Stored dataset items

----

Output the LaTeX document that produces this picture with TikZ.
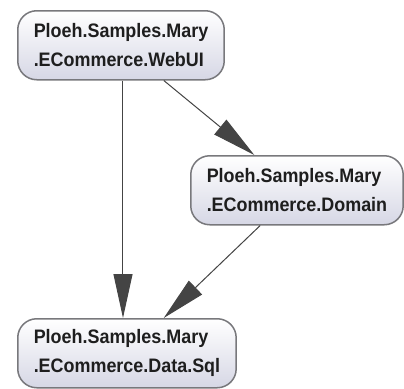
\documentclass[tikz,border=0pt]{standalone}
\usepackage{fontspec}
\setsansfont{Liberation Sans}
\newfontfamily\modfont[FakeStretch=0.92]{Liberation Sans}
\usepackage{tikz}
\usetikzlibrary{positioning,arrows.meta,calc,backgrounds}

\definecolor{boxline}{RGB}{120,120,124}
\definecolor{boxlow}{RGB}{214,215,229}
\definecolor{edgegray}{RGB}{68,68,68}
\definecolor{txtgray}{RGB}{30,30,30}

\begin{document}
\begin{tikzpicture}[
  x=1pt, y=-1pt,
  font=\sffamily\bfseries,
  mod/.style={draw=boxline, line width=1.5pt, rounded corners=19pt, top color=white, bottom color=boxlow, text=txtgray, align=left, font=\modfont\bfseries\fontsize{19.5}{29}\selectfont, inner xsep=16pt, minimum height=69pt},
  dep/.style={draw=edgegray, line width=1pt, -{Triangle[length=44pt, width=19pt]}, color=edgegray}
]
\useasboundingbox[fill=white] (0,0) rectangle (404,388);
\node[mod, anchor=north west] (webui) at (17,10) {Ploeh.Samples.Mary\\.ECommerce.WebUI};
\node[mod, anchor=north west] (domain) at (190,155) {Ploeh.Samples.Mary\\.ECommerce.Domain};
\node[mod, anchor=north west] (datasql) at (17,318) {Ploeh.Samples.Mary\\.ECommerce.Data.Sql};
\draw[dep] ([xshift=2pt]webui.south) -- ([xshift=2pt]webui.south |- datasql.north);
\draw[dep] (webui) -- (domain);
\draw[dep] (domain) -- (datasql);
\end{tikzpicture}
\end{document}
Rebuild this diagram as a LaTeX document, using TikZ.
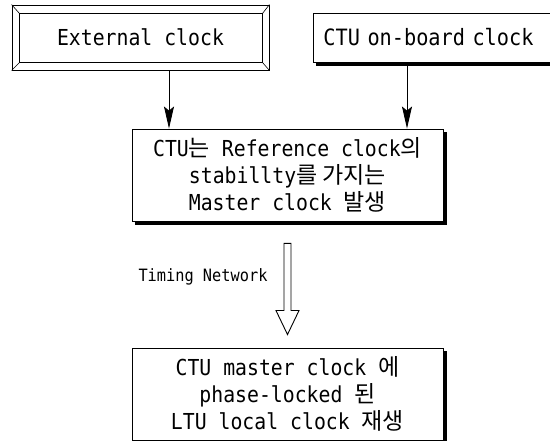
\documentclass[tikz,border=0pt]{standalone}
\usepackage{fontspec}
\setmainfont[FakeStretch=0.9]{DejaVu Sans Mono}
\newfontfamily\krfont{Noto Sans CJK KR}
\newcommand\K[1]{{\krfont\fontsize{23}{27}\selectfont #1}}
\usetikzlibrary{arrows.meta,calc}
\tikzset{
  txt/.style={font=\fontsize{22}{27}\selectfont, align=center},
  plainbox/.style={draw, line width=0.9pt, fill=white, inner sep=0pt},
  conn/.style={line width=0.9pt, -{Stealth[length=22pt,width=10pt,inset=4pt]}},
  shade/.style={line width=3.5pt, line cap=butt, draw=black},
}
\begin{document}
\begin{tikzpicture}[x=1pt,y=-1pt]
\useasboundingbox (0,0) rectangle (550,441);
% External clock (bevelled frame)
\node[draw, line width=0.9pt, minimum width=257pt, minimum height=65pt, inner sep=0pt, txt] (ext) at (140.5,37.5) {External clock};
\coordinate (ia) at ($(ext.north west)+(8,9)$);
\coordinate (ib) at ($(ext.north east)+(-7,9)$);
\coordinate (ic) at ($(ext.south east)+(-7,-8)$);
\coordinate (id) at ($(ext.south west)+(8,-8)$);
\draw[line width=0.7pt] (ia) -- (ib) -- (ic) -- (id) -- cycle;
\draw[line width=0.6pt] (ext.north west) -- (ia) (ext.north east) -- (ib) (ext.south east) -- (ic) (ext.south west) -- (id);
% CTU on-board clock
\node[plainbox, minimum height=49pt, text width=227pt, align=left, inner xsep=10pt, font=\fontsize{22.5}{27}\selectfont, anchor=west] (onb) at (313,37.5) {CTU on-board clock};
\draw[shade] ($(onb.south west)+(3,2)$) -- ($(onb.south east)+(3,2)$);
% middle box
\node[plainbox, minimum width=311pt, minimum height=92pt, txt] (mid) at (287.5,175)
 {CTU\K{는} Reference clock\K{의}\\stabillty\K{를 가지는}\\Master clock \K{발생}};
\draw[shade] ($(mid.south west)+(3,2)$) -- ($(mid.south east)+(2,2)$) -- ($(mid.north east)+(2,3)$);
% bottom box
\node[plainbox, minimum width=311pt, minimum height=92pt, txt] (bot) at (287.5,394)
 {CTU master clock \K{에}\\phase-locked \K{된}\\LTU local clock \K{재생}};
\draw[shade] ($(bot.south west)+(3,2)$) -- ($(bot.south east)+(2,2)$) -- ($(bot.north east)+(2,3)$);
% connectors
\coordinate (xl) at (169,0);
\coordinate (xr) at (407,0);
\draw[conn] (ext.south -| xl) -- (mid.north -| xl);
\draw[conn] (onb.south -| xr) -- (mid.north -| xr);
% hollow arrow
\coordinate (ha) at ($(mid.south)+(0,22)$);
\coordinate (hb) at ($(bot.north)+(0,-13)$);
\draw[line width=0.9pt, fill=white] ($(ha)+(-3.5,0)$) -- ($(ha)+(3.5,0)$) -- ($(hb)+(3.5,-24)$) -- ($(hb)+(11.5,-24)$) -- (hb) -- ($(hb)+(-11.5,-24)$) -- ($(hb)+(-3.5,-24)$) -- cycle;
\node[font=\fontsize{17}{20}\selectfont] (tn) at (203,277) {Timing Network};
\end{tikzpicture}
\end{document}
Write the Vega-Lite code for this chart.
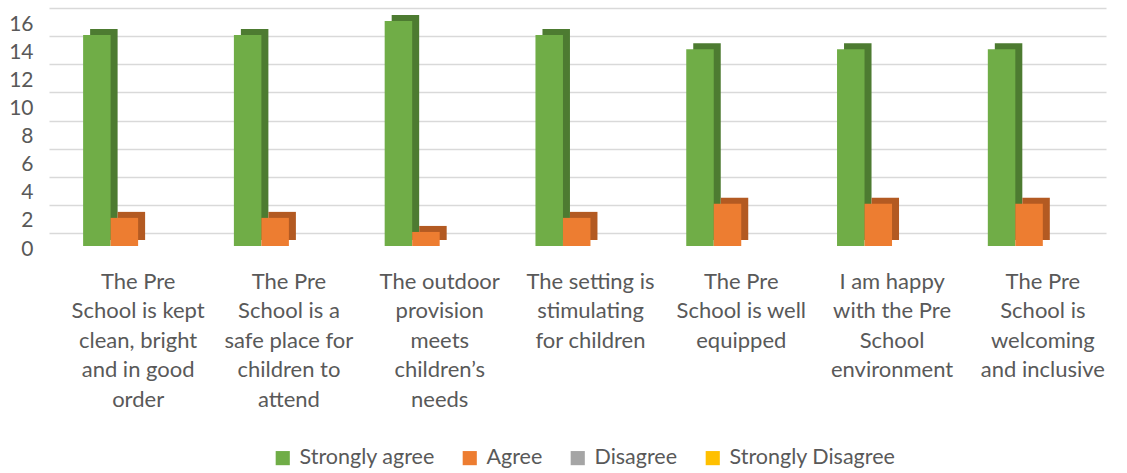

----

Short task:
Copy all lines of the listing above that contain the string "this".

Response below:
Output the LaTeX document that produces this picture with TikZ.
Rebuild this diagram as a LaTeX document, using TikZ.
Write the Vega-Lite code for this chart.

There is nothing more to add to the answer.